It’s a saying that echoes around locker rooms throughout sports, but it was coined by former USC and Seahawks head coach Pete Carroll: “Can you win the game in the first quarter? No. Can you win the game in the second quarter? No. Can you win the game in the third quarter? No. But can you win the game in the fourth quarter? Yes.”
For the Oregon Ducks (15-7, 7-4 Pac-12), the fourth quarter was where it mattered most — and where they couldn’t make it happen. The Ducks lost out to the UCLA Bruins (11-11, 6-5 Pac-12) to drop to 1-1 on their SoCal road trip and deal a hefty blow to their NCAA tournament hopes.
It was an awkward game from the start. Oregon arrived late to Pauley Pavilion after finding itself stuck a mile from the arena in the presidential motorcade traveling through Westwood. After a half-hour delay, the game was underway, but the Ducks may have well still been on the bus.
The first half could be cleanly divided in half: Three turnovers in the first five minutes allowed the Bruins to race into the lead, and 12 minutes into the game, UCLA led 23-5 and was manhandling the Ducks. Oregon couldn’t get Jackson Shelstad, who had 20 points against USC on Thursday night, into the game. He’d finish with 10 points, but was nowhere to be found in that first half.

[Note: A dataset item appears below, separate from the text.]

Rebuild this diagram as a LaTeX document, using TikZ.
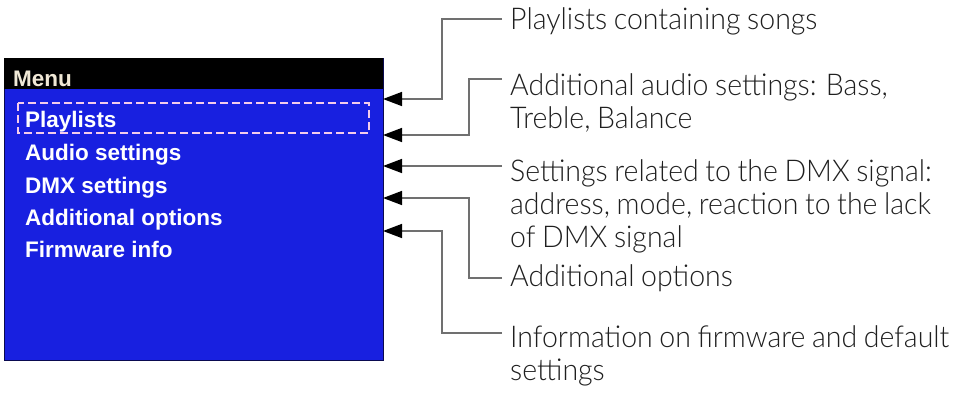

Then, suddenly, it all seemed to click for Dana Altman’s team. After the 14-year head coach was seen chewing his players out during a timeout, the Ducks went on a series of runs that saw them end the half with the lead. From that 12 minute mark, Oregon outscored UCLA 29-10. Despite Shelstad still without a point, three consecutive three pointers from Jadrian Tracey, who led the team in points at the half with 13, powered Oregon into the break.
This was the game for the Ducks to prove that they could finally turn around a deficit. For a time, it looked like they would.
Then buckets began to fall once again for the Bruins. A 9-0 UCLA run lasting nearly four minutes finally ended when a ball was unintentionally tipped in the Ducks’ basket, and Oregon was once again struggling to find its feet as the opposition began to build a lead. At that point, UCLA was 11-14 from the field, and the Ducks, despite shooting around 50%, couldn’t stop their matchups.
But as Carroll preaches, the game wasn’t yet over. By the five minute mark, thanks to a 12-1 run, the game was tied. Significantly, UCLA center Adem Bona was sitting on the bench with four fouls. The Turkish center, who had been the Bruins’ best hope at stopping N’Faly Dante, would have to wait until the game’s final moments.
Fouls piling up became the Ducks’ biggest foe for those minutes — any foul would result in free throws for the Bruins. As the commentary team quipped, Oregon would ‘have to play perfect defense’. By the four minute mark, both Dante and Tracey had three fouls. A dagger three from Dylan Andrews off a ball screen could not be matched by Shelstad, and the Bruins, all of a sudden, had an eight point lead with under two minutes to play.
With the game on the line, it wasn’t Bona but Andrews, finishing a stellar 21-point, seven assist night, who sealed the game for the Bruins with a steal-turned-drawn foul. That eight-point advantage would be all that was needed. Oregon dropped to second place in the Pac-12 while UCLA added its fifth victory in the last six games.
For the Ducks, it’s bitter disappointment. A chance to sweep the Los Angeles schools on the season was undone by a streaky performance that epitomized their season. Runs where they shut out their opposition were matched by snakebitten series of their own. The bench, which for so many of their wins this season was key, had no answers.
They now enter the end-season stretch with a prayer rather than a claim to a slot in the tournament — and with several key players out, it’ll be a question of how many games they can finish, not just how many they can start.